Domain-Specialized NanoGPT

A hands-on project training NanoGPT (character-level GPT) models on three tiny corpora (Shakespeare, Wikipedia, and a Math textbook) to study how domain-specific data reshapes generation. I built an evaluation and interpretability workflow covering zero-shot vs few-shot transfer, softmax confidence dynamics, and gradient-based token attribution (Grad-CAM style).

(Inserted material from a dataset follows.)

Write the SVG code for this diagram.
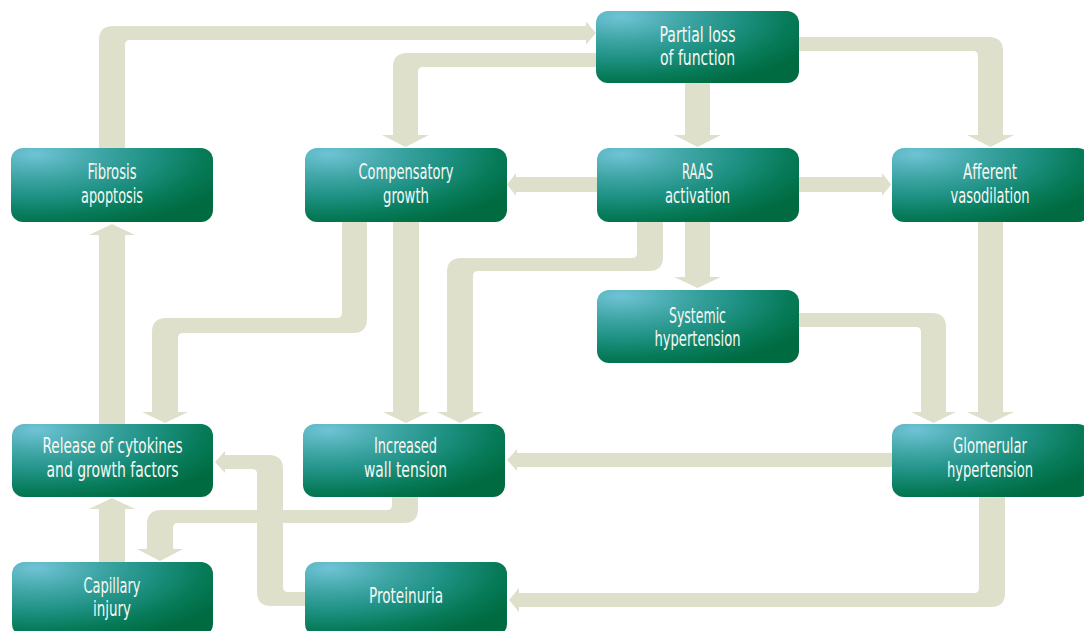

  • GitHub: TODO (paste repo link)
  • Demo: TODO (optional)

Notes

What I built

  • Domain training (3 models): Implemented a reusable dataset/vocabulary pipeline and trained NanoGPT checkpoints (iter_*.pt, final.pt) for Shakespeare/Wikipedia/Math.
  • Zero-shot cross-domain evaluation: Evaluated each trained model on all other corpora (loss + controlled prompt generations) to quantify distribution shift effects.
  • Few-shot transfer: Fine-tuned from early/mid/late checkpoints on a target corpus and tracked loss to compare adaptation speed vs pretraining maturity.
  • Softmax inspection: Tracked top token probabilities and entropy over checkpoints to analyze confidence sharpening and overconfidence trends.
  • Grad-CAM-style interpretability: Used embedding-gradient norms to estimate per-input-token importance for next-token predictions; exported results to CSV and generated plots across prompts/checkpoints.

Key takeaways

  • Domain data strongly changes next-token “classification” behavior (both loss and generations).
  • Few-shot adaptation is sensitive to how far training has progressed before transfer.
  • Softmax entropy provides a practical signal for confidence/saturation over training.
  • Gradient-based attribution can reveal how token importance shifts across domains and checkpoints.